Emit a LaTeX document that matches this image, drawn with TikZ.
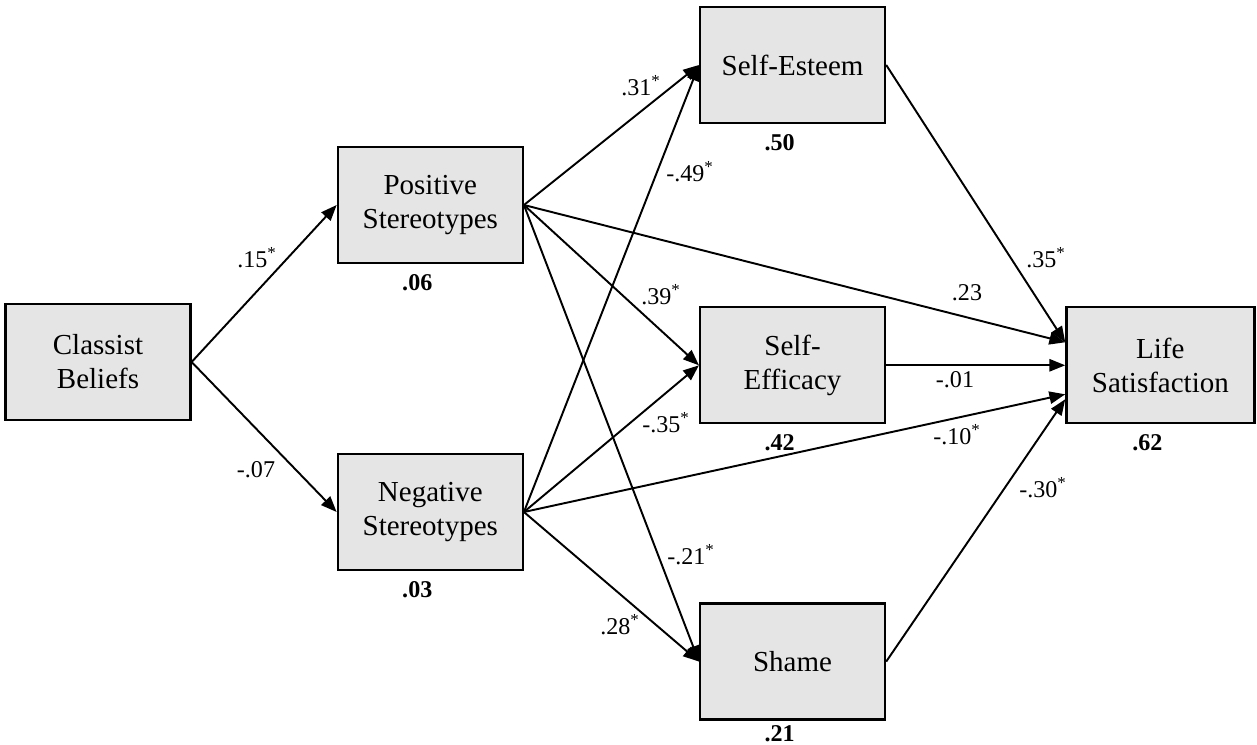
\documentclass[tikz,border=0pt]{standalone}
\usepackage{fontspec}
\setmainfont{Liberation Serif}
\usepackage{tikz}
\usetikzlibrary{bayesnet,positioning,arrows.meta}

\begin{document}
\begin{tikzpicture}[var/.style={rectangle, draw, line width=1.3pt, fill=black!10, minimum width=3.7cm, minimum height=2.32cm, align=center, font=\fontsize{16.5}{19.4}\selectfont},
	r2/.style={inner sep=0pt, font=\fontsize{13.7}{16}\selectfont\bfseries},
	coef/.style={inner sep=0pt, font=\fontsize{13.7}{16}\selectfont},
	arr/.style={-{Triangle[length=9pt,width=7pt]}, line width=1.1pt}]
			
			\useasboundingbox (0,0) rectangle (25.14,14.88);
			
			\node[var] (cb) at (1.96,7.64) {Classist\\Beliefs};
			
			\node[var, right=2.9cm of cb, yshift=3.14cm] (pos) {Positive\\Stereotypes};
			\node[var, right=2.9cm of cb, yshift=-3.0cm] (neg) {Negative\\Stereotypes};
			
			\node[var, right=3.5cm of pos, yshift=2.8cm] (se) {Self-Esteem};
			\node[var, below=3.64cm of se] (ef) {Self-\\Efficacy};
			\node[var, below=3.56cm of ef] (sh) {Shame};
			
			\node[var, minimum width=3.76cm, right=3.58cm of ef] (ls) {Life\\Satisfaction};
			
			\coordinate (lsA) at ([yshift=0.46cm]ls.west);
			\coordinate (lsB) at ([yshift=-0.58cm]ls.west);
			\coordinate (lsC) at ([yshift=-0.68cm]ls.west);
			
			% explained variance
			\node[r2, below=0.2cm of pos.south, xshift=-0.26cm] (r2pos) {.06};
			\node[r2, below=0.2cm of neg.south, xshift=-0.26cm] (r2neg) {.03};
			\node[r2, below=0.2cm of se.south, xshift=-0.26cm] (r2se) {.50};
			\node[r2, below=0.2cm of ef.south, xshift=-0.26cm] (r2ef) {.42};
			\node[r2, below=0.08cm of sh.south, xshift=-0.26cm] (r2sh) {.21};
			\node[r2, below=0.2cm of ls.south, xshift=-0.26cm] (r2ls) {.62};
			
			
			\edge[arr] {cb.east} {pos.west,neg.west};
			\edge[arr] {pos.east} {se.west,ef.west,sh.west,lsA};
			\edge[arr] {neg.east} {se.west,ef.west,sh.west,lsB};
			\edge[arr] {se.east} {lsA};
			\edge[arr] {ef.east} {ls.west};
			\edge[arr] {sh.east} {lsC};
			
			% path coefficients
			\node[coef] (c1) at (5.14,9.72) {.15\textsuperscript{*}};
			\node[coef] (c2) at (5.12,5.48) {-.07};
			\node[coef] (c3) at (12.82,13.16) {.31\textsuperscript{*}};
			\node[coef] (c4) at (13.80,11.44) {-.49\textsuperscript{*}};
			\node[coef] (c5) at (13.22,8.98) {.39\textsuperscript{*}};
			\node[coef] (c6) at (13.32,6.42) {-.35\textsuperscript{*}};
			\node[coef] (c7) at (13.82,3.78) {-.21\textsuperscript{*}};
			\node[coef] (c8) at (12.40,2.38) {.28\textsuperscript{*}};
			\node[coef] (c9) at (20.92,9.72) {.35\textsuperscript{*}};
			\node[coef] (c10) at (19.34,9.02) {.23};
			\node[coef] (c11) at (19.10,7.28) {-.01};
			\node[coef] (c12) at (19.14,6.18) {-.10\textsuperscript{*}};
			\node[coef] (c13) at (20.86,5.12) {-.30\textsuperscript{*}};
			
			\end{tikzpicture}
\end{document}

### [Prompt]
Write out the lines from the start of the material to the line with "below=3.56cm of ef]", inclusive and exactly. Skip the pictures.

### [The answer]
Emit a LaTeX document that matches this image, drawn with TikZ.
\documentclass[tikz,border=0pt]{standalone}
\usepackage{fontspec}
\setmainfont{Liberation Serif}
\usepackage{tikz}
\usetikzlibrary{bayesnet,positioning,arrows.meta}

\begin{document}
\begin{tikzpicture}[var/.style={rectangle, draw, line width=1.3pt, fill=black!10, minimum width=3.7cm, minimum height=2.32cm, align=center, font=\fontsize{16.5}{19.4}\selectfont},
	r2/.style={inner sep=0pt, font=\fontsize{13.7}{16}\selectfont\bfseries},
	coef/.style={inner sep=0pt, font=\fontsize{13.7}{16}\selectfont},
	arr/.style={-{Triangle[length=9pt,width=7pt]}, line width=1.1pt}]
			
			\useasboundingbox (0,0) rectangle (25.14,14.88);
			
			\node[var] (cb) at (1.96,7.64) {Classist\\Beliefs};
			
			\node[var, right=2.9cm of cb, yshift=3.14cm] (pos) {Positive\\Stereotypes};
			\node[var, right=2.9cm of cb, yshift=-3.0cm] (neg) {Negative\\Stereotypes};
			
			\node[var, right=3.5cm of pos, yshift=2.8cm] (se) {Self-Esteem};
			\node[var, below=3.64cm of se] (ef) {Self-\\Efficacy};
			\node[var, below=3.56cm of ef] (sh) {Shame};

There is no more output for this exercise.